SUPPLIED MATERIAL:

··········

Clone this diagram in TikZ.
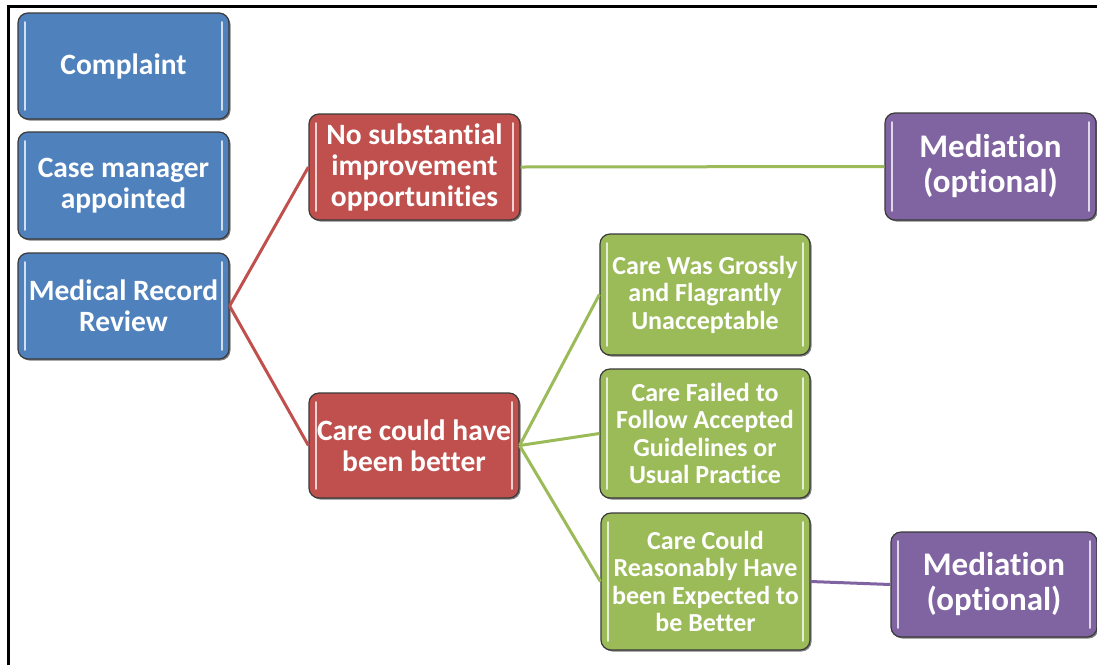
\documentclass[tikz,border=0pt]{standalone}
\usepackage{fontspec}
\setmainfont{Carlito}[Ligatures={NoCommon}]
\usetikzlibrary{shadows}
\definecolor{cblue}{HTML}{4F81BD}
\definecolor{cred}{HTML}{C0504D}
\definecolor{cgreen}{HTML}{9BBB59}
\definecolor{cpurple}{HTML}{8064A2}
\definecolor{cedge}{HTML}{3A3A3A}
\tikzset{
  box/.style={draw=cedge, line width=1.2pt, rounded corners=10pt, text=white,
    font=\bfseries, align=center, inner sep=0pt,
    drop shadow={shadow xshift=1.5pt, shadow yshift=-1.5pt, opacity=0.5, fill=black},
    path picture={
      \draw[#1!25!white, line width=1.6pt, line cap=round]
        ([xshift=7pt,yshift=-9pt]path picture bounding box.north west) --
        ([xshift=7pt,yshift=9pt]path picture bounding box.south west);
      \draw[#1!25!white, line width=1.6pt, line cap=round]
        ([xshift=-7pt,yshift=-9pt]path picture bounding box.north east) --
        ([xshift=-7pt,yshift=9pt]path picture bounding box.south east);
    }},
  bluebox/.style={box=cblue, fill=cblue, font=\bfseries\fontsize{29.5}{31}\selectfont},
  redbox/.style={box=cred, fill=cred, font=\bfseries\fontsize{29.5}{31}\selectfont},
  greenbox/.style={box=cgreen, fill=cgreen, font=\bfseries\fontsize{26}{27.5}\selectfont},
  purplebox/.style={box=cpurple, fill=cpurple, font=\bfseries\fontsize{33}{35}\selectfont},
  redline/.style={draw=cred, line width=3pt},
  greenline/.style={draw=cgreen, line width=3pt},
  purpleline/.style={draw=cpurple, line width=3pt},
  frameline/.style={draw=black, line width=3pt}
}
\begin{document}
\begin{tikzpicture}[x=1pt, y=-1pt]
\useasboundingbox (0,0) rectangle (1097,665);
\fill[white] (0,0) rectangle (1097,665);
\draw[frameline] (8.5,665) -- (8.5,6) -- (1097,6);

\node[bluebox, minimum width=211pt, minimum height=106pt] (complaint) at (123.5,66) {Complaint};
\node[bluebox, minimum width=211pt, minimum height=107pt] (casemgr) at (123.5,185.5) {Case manager\\appointed};
\node[bluebox, minimum width=211pt, minimum height=106pt] (mrr) at (123.5,306) {Medical Record\\Review};

\node[redbox, minimum width=211pt, minimum height=106pt] (nosub) at (414.5,167) {No substantial\\improvement\\opportunities};
\node[redbox, minimum width=210pt, minimum height=105pt] (better) at (414,445.5) {Care could have\\been better};

\node[purplebox, minimum width=211pt, minimum height=107pt] (med1) at (990.5,166.5) {Mediation\\(optional)};

\node[greenbox, minimum width=210pt, minimum height=121pt] (gross) at (705,294.5) {Care Was Grossly\\and Flagrantly\\Unacceptable};
\node[greenbox, minimum width=210pt, minimum height=129pt] (failed) at (705,433.5) {Care Failed to\\Follow Accepted\\Guidelines or\\Usual Practice};
\node[greenbox, minimum width=209pt, minimum height=137pt] (reason) at (705.5,581.5) {Care Could\\Reasonably Have\\been Expected to\\be Better};

\node[purplebox, minimum width=206pt, minimum height=105pt] (med2) at (994,584.5) {Mediation\\(optional)};

\draw[redline] (mrr.east) -- (nosub.west);
\draw[redline] (mrr.east) -- (better.west);
\draw[greenline] (nosub.east) -- (med1.west);
\draw[greenline] (better.east) -- (gross.west);
\draw[greenline] (better.east) -- (failed.west);
\draw[greenline] (better.east) -- (reason.west);
\draw[purpleline] (reason.east) -- (med2.west);
\end{tikzpicture}
\end{document}
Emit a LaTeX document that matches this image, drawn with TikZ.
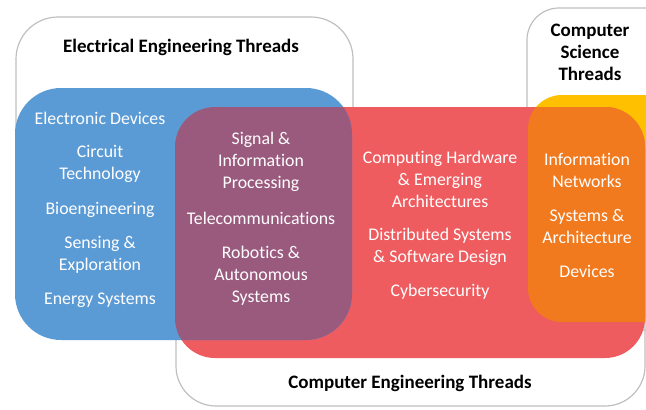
\documentclass[tikz,border=0pt]{standalone}
\usepackage{fontspec}
\setmainfont{Carlito}[Ligatures=NoCommon]
\definecolor{eeblue}{HTML}{5B9BD5}
\definecolor{cered}{HTML}{EF5C5F}
\definecolor{csyellow}{HTML}{FFC000}
\definecolor{mixpurple}{HTML}{9A5A7E}
\definecolor{mixorange}{HTML}{F27A1E}
\begin{document}
\begin{tikzpicture}[x=1pt,y=-1pt,
	outline/.style={draw=black!25,line width=1.2pt},
	thread/.style={text=white,align=center,font=\fontsize{17.8}{22}\selectfont},
	title/.style={text=black,align=center,font=\bfseries\fontsize{19}{22}\selectfont}]
	\useasboundingbox (0,0) rectangle (646,410);
	\begin{scope}
		\clip (0,0) rectangle (646,410);
		\draw [outline,rounded corners=42pt] (16,17) rectangle (353,330);
		\draw [outline,rounded corners=32pt] (527,8) rectangle (720,330);
		\draw [outline,rounded corners=40pt] (176,130) rectangle (645,406);
		\fill [csyellow,rounded corners=34pt] (528,95) rectangle (720,322);
		\fill [cered,rounded corners=40pt] (175,107) rectangle (645,358);
		\fill [eeblue,rounded corners=46pt] (15,88) rectangle (352,340);
		\begin{scope}
			\clip [rounded corners=46pt] (15,88) rectangle (352,340);
			\fill [mixpurple,rounded corners=40pt] (175,107) rectangle (645,358);
		\end{scope}
		\begin{scope}
			\clip [rounded corners=34pt] (528,95) rectangle (720,322);
			\fill [mixorange,rounded corners=40pt] (175,107) rectangle (645,358);
		\end{scope}
	\end{scope}

	\node [title] (ee) at (181,47) {Electrical Engineering Threads};
	\node [title] (cs) at (590,52) {Computer\\Science\\Threads};
	\node [title] (ce) at (410,383) {Computer Engineering Threads};

	\node [thread] (devices) at (100,118) {Electronic Devices};
	\node [thread] (circuit) at (100,164) {Circuit\\Technology};
	\node [thread] (bio) at (100,210) {Bioengineering};
	\node [thread] (sensing) at (100,255) {Sensing \&\\Exploration};
	\node [thread] (energy) at (100,300) {Energy Systems};

	\node [thread] (signal) at (261,162) {Signal \&\\Information\\Processing};
	\node [thread] (telecom) at (261,218) {Telecommunications};
	\node [thread] (robotics) at (261,276) {Robotics \&\\Autonomous\\Systems};

	\node [thread] (hardware) at (440,179) {Computing Hardware\\\& Emerging\\Architectures};
	\node [thread] (distributed) at (440,247) {Distributed Systems\\\& Software Design};
	\node [thread] (cyber) at (440,292) {Cybersecurity};

	\node [thread] (networks) at (587,170) {Information\\Networks};
	\node [thread] (systems) at (587,226) {Systems \&\\Architecture};
	\node [thread] (csdevices) at (587,271) {Devices};
\end{tikzpicture}
\end{document}
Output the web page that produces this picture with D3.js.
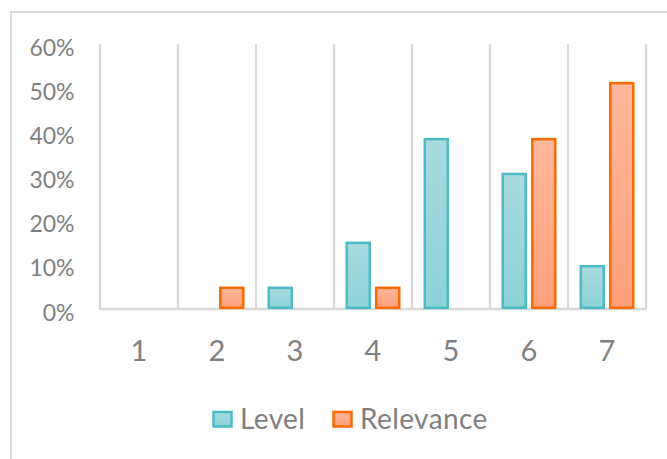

··········

EXERCISE PROMPT:
The material above holds pictures; copy everything else in it exactly.

ANSWER TO THIS PROBLEM:
Clone this diagram in TikZ.
\documentclass[tikz,border=0pt]{standalone}
\usepackage{fontspec}
\setmainfont{Carlito}[Ligatures={NoCommon}]
\usetikzlibrary{shadows}
\definecolor{cblue}{HTML}{4F81BD}
\definecolor{cred}{HTML}{C0504D}
\definecolor{cgreen}{HTML}{9BBB59}
\definecolor{cpurple}{HTML}{8064A2}
\definecolor{cedge}{HTML}{3A3A3A}
\tikzset{
  box/.style={draw=cedge, line width=1.2pt, rounded corners=10pt, text=white,
    font=\bfseries, align=center, inner sep=0pt,
    drop shadow={shadow xshift=1.5pt, shadow yshift=-1.5pt, opacity=0.5, fill=black},
    path picture={
      \draw[#1!25!white, line width=1.6pt, line cap=round]
        ([xshift=7pt,yshift=-9pt]path picture bounding box.north west) --
        ([xshift=7pt,yshift=9pt]path picture bounding box.south west);
      \draw[#1!25!white, line width=1.6pt, line cap=round]
        ([xshift=-7pt,yshift=-9pt]path picture bounding box.north east) --
        ([xshift=-7pt,yshift=9pt]path picture bounding box.south east);
    }},
  bluebox/.style={box=cblue, fill=cblue, font=\bfseries\fontsize{29.5}{31}\selectfont},
  redbox/.style={box=cred, fill=cred, font=\bfseries\fontsize{29.5}{31}\selectfont},
  greenbox/.style={box=cgreen, fill=cgreen, font=\bfseries\fontsize{26}{27.5}\selectfont},
  purplebox/.style={box=cpurple, fill=cpurple, font=\bfseries\fontsize{33}{35}\selectfont},
  redline/.style={draw=cred, line width=3pt},
  greenline/.style={draw=cgreen, line width=3pt},
  purpleline/.style={draw=cpurple, line width=3pt},
  frameline/.style={draw=black, line width=3pt}
}
\begin{document}
\begin{tikzpicture}[x=1pt, y=-1pt]
\useasboundingbox (0,0) rectangle (1097,665);
\fill[white] (0,0) rectangle (1097,665);
\draw[frameline] (8.5,665) -- (8.5,6) -- (1097,6);

\node[bluebox, minimum width=211pt, minimum height=106pt] (complaint) at (123.5,66) {Complaint};
\node[bluebox, minimum width=211pt, minimum height=107pt] (casemgr) at (123.5,185.5) {Case manager\\appointed};
\node[bluebox, minimum width=211pt, minimum height=106pt] (mrr) at (123.5,306) {Medical Record\\Review};

\node[redbox, minimum width=211pt, minimum height=106pt] (nosub) at (414.5,167) {No substantial\\improvement\\opportunities};
\node[redbox, minimum width=210pt, minimum height=105pt] (better) at (414,445.5) {Care could have\\been better};

\node[purplebox, minimum width=211pt, minimum height=107pt] (med1) at (990.5,166.5) {Mediation\\(optional)};

\node[greenbox, minimum width=210pt, minimum height=121pt] (gross) at (705,294.5) {Care Was Grossly\\and Flagrantly\\Unacceptable};
\node[greenbox, minimum width=210pt, minimum height=129pt] (failed) at (705,433.5) {Care Failed to\\Follow Accepted\\Guidelines or\\Usual Practice};
\node[greenbox, minimum width=209pt, minimum height=137pt] (reason) at (705.5,581.5) {Care Could\\Reasonably Have\\been Expected to\\be Better};

\node[purplebox, minimum width=206pt, minimum height=105pt] (med2) at (994,584.5) {Mediation\\(optional)};

\draw[redline] (mrr.east) -- (nosub.west);
\draw[redline] (mrr.east) -- (better.west);
\draw[greenline] (nosub.east) -- (med1.west);
\draw[greenline] (better.east) -- (gross.west);
\draw[greenline] (better.east) -- (failed.west);
\draw[greenline] (better.east) -- (reason.west);
\draw[purpleline] (reason.east) -- (med2.west);
\end{tikzpicture}
\end{document}
Emit a LaTeX document that matches this image, drawn with TikZ.
\documentclass[tikz,border=0pt]{standalone}
\usepackage{fontspec}
\setmainfont{Carlito}[Ligatures=NoCommon]
\definecolor{eeblue}{HTML}{5B9BD5}
\definecolor{cered}{HTML}{EF5C5F}
\definecolor{csyellow}{HTML}{FFC000}
\definecolor{mixpurple}{HTML}{9A5A7E}
\definecolor{mixorange}{HTML}{F27A1E}
\begin{document}
\begin{tikzpicture}[x=1pt,y=-1pt,
	outline/.style={draw=black!25,line width=1.2pt},
	thread/.style={text=white,align=center,font=\fontsize{17.8}{22}\selectfont},
	title/.style={text=black,align=center,font=\bfseries\fontsize{19}{22}\selectfont}]
	\useasboundingbox (0,0) rectangle (646,410);
	\begin{scope}
		\clip (0,0) rectangle (646,410);
		\draw [outline,rounded corners=42pt] (16,17) rectangle (353,330);
		\draw [outline,rounded corners=32pt] (527,8) rectangle (720,330);
		\draw [outline,rounded corners=40pt] (176,130) rectangle (645,406);
		\fill [csyellow,rounded corners=34pt] (528,95) rectangle (720,322);
		\fill [cered,rounded corners=40pt] (175,107) rectangle (645,358);
		\fill [eeblue,rounded corners=46pt] (15,88) rectangle (352,340);
		\begin{scope}
			\clip [rounded corners=46pt] (15,88) rectangle (352,340);
			\fill [mixpurple,rounded corners=40pt] (175,107) rectangle (645,358);
		\end{scope}
		\begin{scope}
			\clip [rounded corners=34pt] (528,95) rectangle (720,322);
			\fill [mixorange,rounded corners=40pt] (175,107) rectangle (645,358);
		\end{scope}
	\end{scope}

	\node [title] (ee) at (181,47) {Electrical Engineering Threads};
	\node [title] (cs) at (590,52) {Computer\\Science\\Threads};
	\node [title] (ce) at (410,383) {Computer Engineering Threads};

	\node [thread] (devices) at (100,118) {Electronic Devices};
	\node [thread] (circuit) at (100,164) {Circuit\\Technology};
	\node [thread] (bio) at (100,210) {Bioengineering};
	\node [thread] (sensing) at (100,255) {Sensing \&\\Exploration};
	\node [thread] (energy) at (100,300) {Energy Systems};

	\node [thread] (signal) at (261,162) {Signal \&\\Information\\Processing};
	\node [thread] (telecom) at (261,218) {Telecommunications};
	\node [thread] (robotics) at (261,276) {Robotics \&\\Autonomous\\Systems};

	\node [thread] (hardware) at (440,179) {Computing Hardware\\\& Emerging\\Architectures};
	\node [thread] (distributed) at (440,247) {Distributed Systems\\\& Software Design};
	\node [thread] (cyber) at (440,292) {Cybersecurity};

	\node [thread] (networks) at (587,170) {Information\\Networks};
	\node [thread] (systems) at (587,226) {Systems \&\\Architecture};
	\node [thread] (csdevices) at (587,271) {Devices};
\end{tikzpicture}
\end{document}
Output the web page that produces this picture with D3.js.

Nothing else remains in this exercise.